■ DIRECTIONS FOR THIS TASK
Everything from the first line of the data below through the line that contains "(nTop) at (985,44)" should be written out exactly, please, and nothing more; the pictures stay out.

<<<<

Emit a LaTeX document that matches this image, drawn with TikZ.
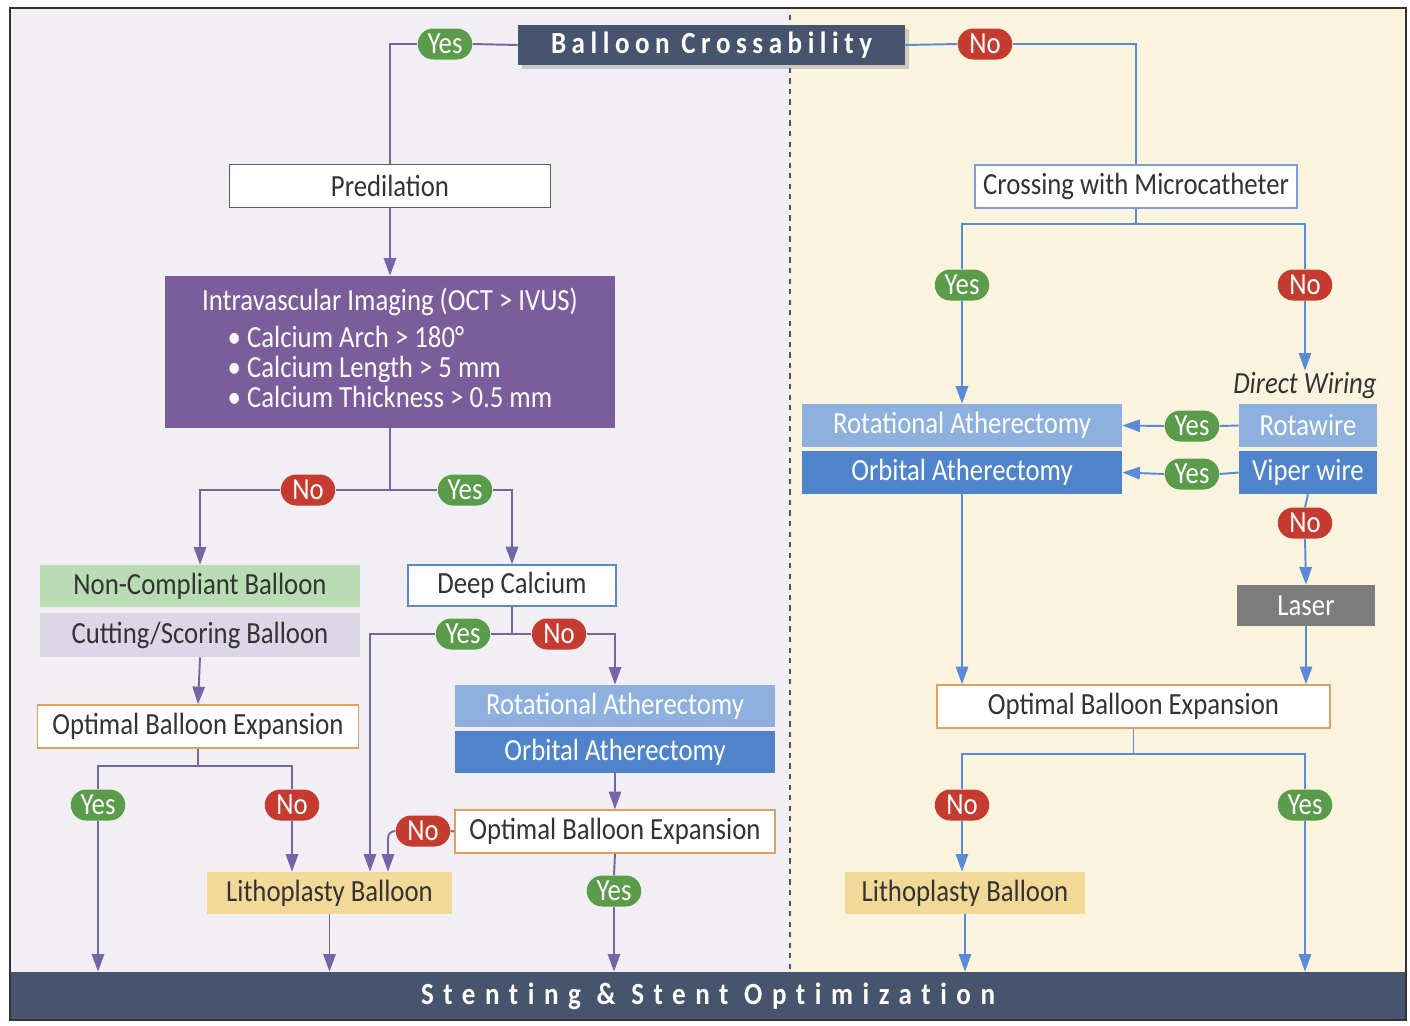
\documentclass[tikz,border=0pt]{standalone}
\usepackage{fontspec}
\setmainfont[FakeStretch=0.87]{Carlito}
\newfontfamily\titlefont[FakeStretch=0.88,LetterSpace=18,Ligatures=NoCommon]{Carlito}
\newfontfamily\barfont[FakeStretch=0.88,LetterSpace=31,Ligatures=NoCommon]{Carlito}
\usepackage{tikz}
\usetikzlibrary{arrows.meta,shapes.misc,shadows,positioning}
\definecolor{Slate}{HTML}{46546E}
\definecolor{Violet}{HTML}{7B5D9C}
\definecolor{LineViolet}{HTML}{7564A6}
\definecolor{LineBlue}{HTML}{5B8BD6}
\definecolor{LeftBg}{HTML}{F1EEF4}
\definecolor{RightBg}{HTML}{FAF3DD}
\definecolor{NcGreen}{HTML}{B9DCB4}
\definecolor{CutGray}{HTML}{DCD6E6}
\definecolor{LithGold}{HTML}{F2D998}
\definecolor{RotBlue}{HTML}{8DB0DF}
\definecolor{OrbBlue}{HTML}{4F84CC}
\definecolor{LaserGray}{HTML}{7D7D7D}
\definecolor{ObeOrange}{HTML}{E0A060}
\definecolor{EdgeBlue}{HTML}{5B86CC}
\definecolor{YesGreen}{HTML}{5A9C4A}
\definecolor{NoRed}{HTML}{C63B2F}
\definecolor{TextGray}{HTML}{333333}

\begin{document}
\begin{tikzpicture}[x=0.02cm, y=-0.02cm, >={Triangle[length=10pt,width=7pt]},
    every node/.style={font=\fontsize{17.5}{19}\selectfont, text=TextGray},
    box/.style={minimum width=6.4cm, minimum height=0.86cm, inner sep=2pt},
    pill/.style={rounded rectangle, minimum width=1.16cm, minimum height=0.62cm, inner sep=1pt, text=white},
    yespill/.style={pill, fill=YesGreen},
    nopill/.style={pill, fill=NoRed},
    pline/.style={draw=LineViolet, line width=1.1pt},
    bline/.style={draw=LineBlue, line width=1.1pt},
    banner/.style={fill=Slate, text=white}]
\useasboundingbox (0,0) rectangle (1410,1025);

% backgrounds
\fill[LeftBg] (10,8) rectangle (790,972);
\fill[RightBg] (790,8) rectangle (1406,972);
\draw[dashed, Slate, line width=0.9pt] (790,15) -- (790,972);

% top
\node[box, banner, minimum width=7.74cm, minimum height=0.8cm, drop shadow={opacity=0.35},
      font=\titlefont\bfseries\fontsize{17.5}{19}\selectfont] (cross) at (711.5,45) {Balloon Crossability};
\node[yespill] (yTop) at (445,44) {Yes};
\node[nopill] (nTop) at (985,44) {No};

% left side
\node[box, draw=TextGray!80, fill=white, line width=0.8pt, minimum width=6.42cm] (pre) at (390,186) {Predilation};
\node[box, fill=Violet, text=white, minimum width=9cm, minimum height=3.04cm, align=center,
      font=\fontsize{17.5}{16.5}\selectfont] (img) at (390,352)
  {Intravascular Imaging (OCT > IVUS)\\[5pt]
   \begin{tabular}{@{}l@{}}
   • Calcium Arch > 180°\\
   • Calcium Length > 5 mm\\
   • Calcium Thickness > 0.5 mm
   \end{tabular}};
\node[nopill] (nImg) at (308,490) {No};
\node[yespill] (yImg) at (465,490) {Yes};
\node[box, fill=NcGreen, minimum height=0.84cm] (nc) at (200,586) {Non-Compliant Balloon};
\node[box, fill=CutGray, minimum height=0.88cm] (cut) at (200,635) {Cutting/Scoring Balloon};
\node[box, draw=EdgeBlue, fill=white, line width=0.8pt, minimum width=4.16cm, minimum height=0.82cm] (deep) at (512,585.5) {Deep Calcium};
\node[yespill] (yDeep) at (463,634) {Yes};
\node[nopill] (nDeep) at (559,634) {No};
\node[box, draw=ObeOrange, fill=white, line width=0.9pt, minimum width=6.42cm] (obeL) at (198,726.5) {Optimal Balloon Expansion};
\coordinate (jL) at (198,766);
\node[yespill] (yObeL) at (98,805) {Yes};
\node[nopill] (nObeL) at (292,805) {No};
\node[box, fill=RotBlue, text=white, minimum height=0.84cm] (rotM) at (615,706) {Rotational Atherectomy};
\node[box, fill=OrbBlue, text=white, minimum height=0.84cm] (orbM) at (615,752) {Orbital Atherectomy};
\node[box, draw=ObeOrange, fill=white, line width=0.9pt] (obeM) at (615,831.5) {Optimal Balloon Expansion};
\node[nopill] (nObeM) at (423,831) {No};
\node[yespill] (yObeM) at (614,891) {Yes};
\node[box, fill=LithGold, minimum width=4.9cm, minimum height=0.84cm] (lithL) at (329.5,893) {Lithoplasty Balloon};

% right side
\node[box, draw=EdgeBlue!80, fill=white, line width=0.8pt, minimum width=6.44cm] (micro) at (1136,186.5) {Crossing with Microcatheter};
\coordinate (jMicro) at (1136,224);
\node[yespill] (yMicro) at (962,285) {Yes};
\node[nopill] (nMicro) at (1305,285) {No};
\node[font=\itshape\fontsize{17.5}{19}\selectfont, inner sep=1pt] (dw) at (1305,386) {Direct Wiring};
\node[box, fill=RotBlue, text=white] (rotR) at (962,425.5) {Rotational Atherectomy};
\node[box, fill=OrbBlue, text=white] (orbR) at (962,472.5) {Orbital Atherectomy};
\node[box, fill=RotBlue, text=white, minimum width=2.76cm] (rw) at (1308,425.5) {Rotawire};
\node[box, fill=OrbBlue, text=white, minimum width=2.76cm] (vw) at (1308,472.5) {Viper wire};
\node[yespill] (yRota) at (1192,426) {Yes};
\node[yespill] (yViper) at (1192,474) {Yes};
\node[nopill] (nViper) at (1305,523) {No};
\node[box, fill=LaserGray, text=white, minimum width=2.76cm, minimum height=0.82cm] (laser) at (1306,605.5) {Laser};
\node[box, draw=ObeOrange, fill=white, line width=0.9pt, minimum width=7.86cm] (obeR) at (1133.5,706.5) {Optimal Balloon Expansion};
\coordinate (jR) at (1133.5,754);
\node[nopill] (nObeR) at (962,805) {No};
\node[yespill] (yObeR) at (1305,805) {Yes};
\node[box, fill=LithGold, minimum width=4.8cm, minimum height=0.84cm] (lithR) at (965,893) {Lithoplasty Balloon};

% bottom bar
\node[box, banner, minimum width=27.92cm, minimum height=0.96cm,
      font=\barfont\bfseries\fontsize{17.5}{19}\selectfont] (bar) at (708,996) {Stenting \& Stent Optimization};

% frame
\draw[TextGray, line width=1.2pt] (10,8) rectangle (1406,1020);

% left connectors
\draw[pline] (cross.west) -- (yTop.east);
\draw[pline] (yTop.west) -| (pre.north);
\draw[pline,->] (pre.south) -- (img.north);
\draw[pline] (img.south) |- (nImg.east);
\draw[pline] (img.south) |- (yImg.west);
\draw[pline,->] (nImg.west) -| (nc.north);
\draw[pline,->] (yImg.east) -| (deep.north);
\draw[pline,->] (cut.south) -- (obeL.north);
\draw[pline] (obeL.south) -- (jL);
\draw[pline] (jL) -| (yObeL.north);
\draw[pline] (jL) -| (nObeL.north);
\draw[pline,->] (yObeL.south) -- (yObeL.south |- bar.north);
\draw[pline,->] (nObeL.south) -- (nObeL.south |- lithL.north);
\draw[pline] (deep.south) |- (yDeep.east);
\draw[pline] (deep.south) |- (nDeep.west);
\draw[pline,->] (yDeep.west) -| ([xshift=0.81cm]lithL.north);
\draw[pline,->] (nDeep.east) -| (rotM.north);
\draw[pline,->] (orbM.south) -- (obeM.north);
\draw[pline] (obeM.west) -- (nObeM.east);
\draw[pline,->,rounded corners=4pt] (nObeM.west) -| ([xshift=1.17cm]lithL.north);
\draw[pline] (obeM.south) -- (yObeM.north);
\draw[pline,->] (yObeM.south) -- (yObeM.south |- bar.north);
\draw[pline,->] (lithL.south) -- (lithL.south |- bar.north);

% right connectors
\draw[bline] (cross.east) -- (nTop.west);
\draw[bline] (nTop.east) -| (micro.north);
\draw[bline] (micro.south) -- (jMicro);
\draw[bline] (jMicro) -| (yMicro.north);
\draw[bline] (jMicro) -| (nMicro.north);
\draw[bline,->] (yMicro.south) -- (rotR.north);
\draw[bline,->] (nMicro.south) -- (dw.north);
\draw[bline] (rw.west) -- (yRota.east);
\draw[bline,->] (yRota.west) -- (rotR.east);
\draw[bline] (vw.west) -- (yViper.east);
\draw[bline,->] (yViper.west) -- (orbR.east);
\draw[bline] (vw.south) -- (nViper.north);
\draw[bline,->] (nViper.south) -- (laser.north);
\draw[bline,->] (laser.south) -- (laser.south |- obeR.north);
\draw[bline,->] (orbR.south) -- (orbR.south |- obeR.north);
\draw[bline] (obeR.south) -- (jR);
\draw[bline] (jR) -| (nObeR.north);
\draw[bline] (jR) -| (yObeR.north);
\draw[bline,->] (nObeR.south) -- (nObeR.south |- lithR.north);
\draw[bline,->] (yObeR.south) -- (yObeR.south |- bar.north);
\draw[bline,->] (lithR.south) -- (lithR.south |- bar.north);
\end{tikzpicture}
\end{document}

>>>>

■ ANSWER TO THIS TASK
Emit a LaTeX document that matches this image, drawn with TikZ.
\documentclass[tikz,border=0pt]{standalone}
\usepackage{fontspec}
\setmainfont[FakeStretch=0.87]{Carlito}
\newfontfamily\titlefont[FakeStretch=0.88,LetterSpace=18,Ligatures=NoCommon]{Carlito}
\newfontfamily\barfont[FakeStretch=0.88,LetterSpace=31,Ligatures=NoCommon]{Carlito}
\usepackage{tikz}
\usetikzlibrary{arrows.meta,shapes.misc,shadows,positioning}
\definecolor{Slate}{HTML}{46546E}
\definecolor{Violet}{HTML}{7B5D9C}
\definecolor{LineViolet}{HTML}{7564A6}
\definecolor{LineBlue}{HTML}{5B8BD6}
\definecolor{LeftBg}{HTML}{F1EEF4}
\definecolor{RightBg}{HTML}{FAF3DD}
\definecolor{NcGreen}{HTML}{B9DCB4}
\definecolor{CutGray}{HTML}{DCD6E6}
\definecolor{LithGold}{HTML}{F2D998}
\definecolor{RotBlue}{HTML}{8DB0DF}
\definecolor{OrbBlue}{HTML}{4F84CC}
\definecolor{LaserGray}{HTML}{7D7D7D}
\definecolor{ObeOrange}{HTML}{E0A060}
\definecolor{EdgeBlue}{HTML}{5B86CC}
\definecolor{YesGreen}{HTML}{5A9C4A}
\definecolor{NoRed}{HTML}{C63B2F}
\definecolor{TextGray}{HTML}{333333}

\begin{document}
\begin{tikzpicture}[x=0.02cm, y=-0.02cm, >={Triangle[length=10pt,width=7pt]},
    every node/.style={font=\fontsize{17.5}{19}\selectfont, text=TextGray},
    box/.style={minimum width=6.4cm, minimum height=0.86cm, inner sep=2pt},
    pill/.style={rounded rectangle, minimum width=1.16cm, minimum height=0.62cm, inner sep=1pt, text=white},
    yespill/.style={pill, fill=YesGreen},
    nopill/.style={pill, fill=NoRed},
    pline/.style={draw=LineViolet, line width=1.1pt},
    bline/.style={draw=LineBlue, line width=1.1pt},
    banner/.style={fill=Slate, text=white}]
\useasboundingbox (0,0) rectangle (1410,1025);

% backgrounds
\fill[LeftBg] (10,8) rectangle (790,972);
\fill[RightBg] (790,8) rectangle (1406,972);
\draw[dashed, Slate, line width=0.9pt] (790,15) -- (790,972);

% top
\node[box, banner, minimum width=7.74cm, minimum height=0.8cm, drop shadow={opacity=0.35},
      font=\titlefont\bfseries\fontsize{17.5}{19}\selectfont] (cross) at (711.5,45) {Balloon Crossability};
\node[yespill] (yTop) at (445,44) {Yes};
\node[nopill] (nTop) at (985,44) {No};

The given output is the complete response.